For all of their success, swipe-y dating apps like Tinder or Bumble face a problem once their users have matched: It's hard to find things to discuss with total strangers. What exactly are you supposed to say in response to hand-waving emoji?
In an effort to solve this, Tinder has created a scripted choose-your-own adventure series that it hopes will supply its young users with raw material for conversations on its platform. The goal is to counteract that chronic dating-app issue: conversations that die almost as soon as they begin.
The project, called SwipeNight, consists of four episodes. One will air each week on the Tinder app. In each episode, users who participate will be ushered through an apocalyptic scenario and prompted to make a series of choices, from the seemingly unimportant (how to best DJ a party) to the critical (whose life to save). The show features a cast of young diverse actors and, like a video game, gives the user a first-person perspective on the action.

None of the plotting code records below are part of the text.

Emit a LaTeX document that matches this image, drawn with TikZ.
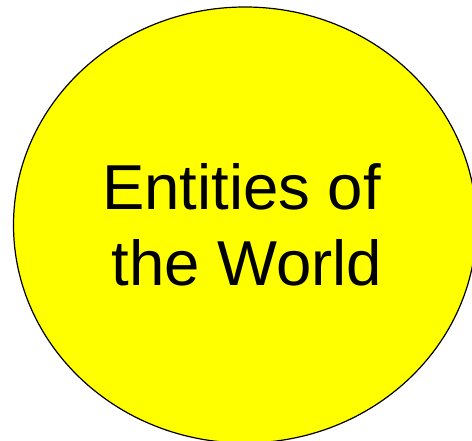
\documentclass[tikz,border=0pt]{standalone}
\usepackage{fontspec}
\setmainfont{Liberation Sans}
\usetikzlibrary{shapes.geometric}
\definecolor{entyellow}{RGB}{255,255,0}
\tikzset{
  entity/.style={ellipse, draw=black, line width=1.2pt, fill=entyellow,
    minimum width=463pt, minimum height=436pt, inner sep=0pt,
    align=center, font=\fontsize{63.5pt}{75.7pt}\selectfont}
}
\begin{document}
\begin{tikzpicture}
\clip (0,0) rectangle (472pt,441pt);
\node[entity] (ent) at (245pt,216pt) {Entities of\hspace*{7pt}\\\hspace*{4pt}the World};
\end{tikzpicture}
\end{document}
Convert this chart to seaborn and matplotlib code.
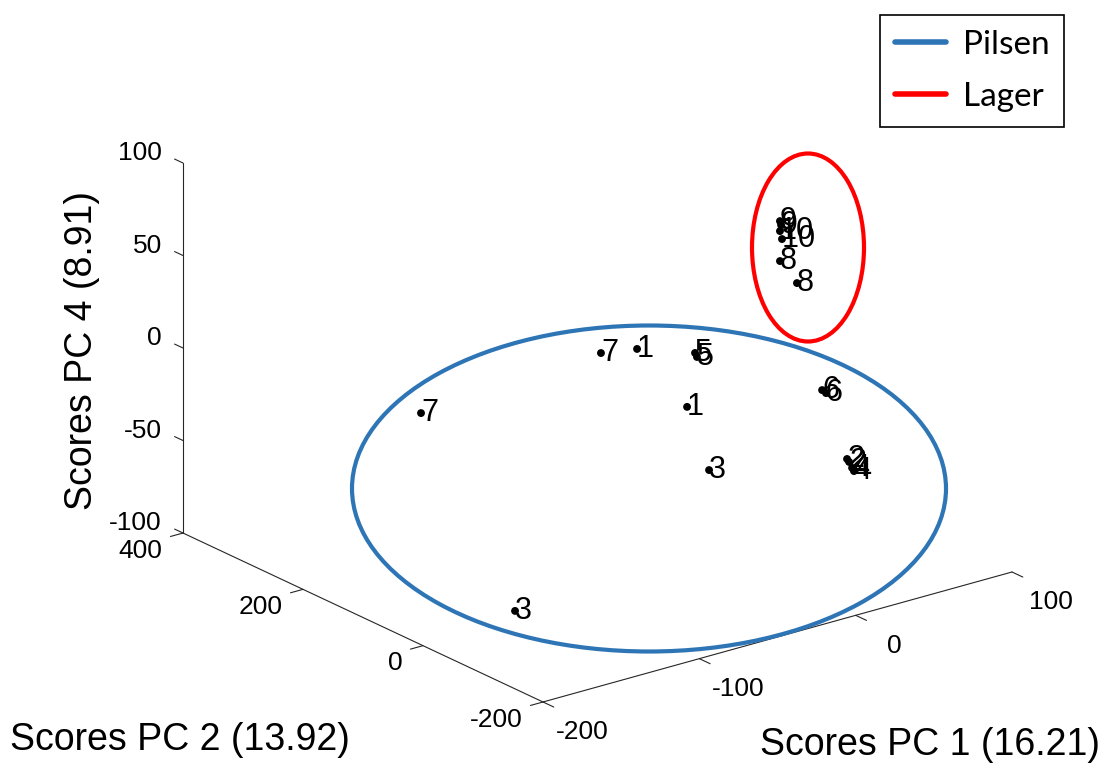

Participants will then show up in each other's lists of potential matches. Some of the choices they made during the show will be visible on their profiles. That is when, the company hopes, a number of those people will swipe right on each other and talk about what they experienced.
Last year Tinder set up a team to survey hundreds of young people. This research helped the company see members of Generation Z as fundamentally different from older generations (and that includes millennials, the oldest of whom are nearly 40). Defining characteristics included Gen Z's immense comfort on social platforms and immense discomfort with defining relationships, or even using words like "dating" and "flirting."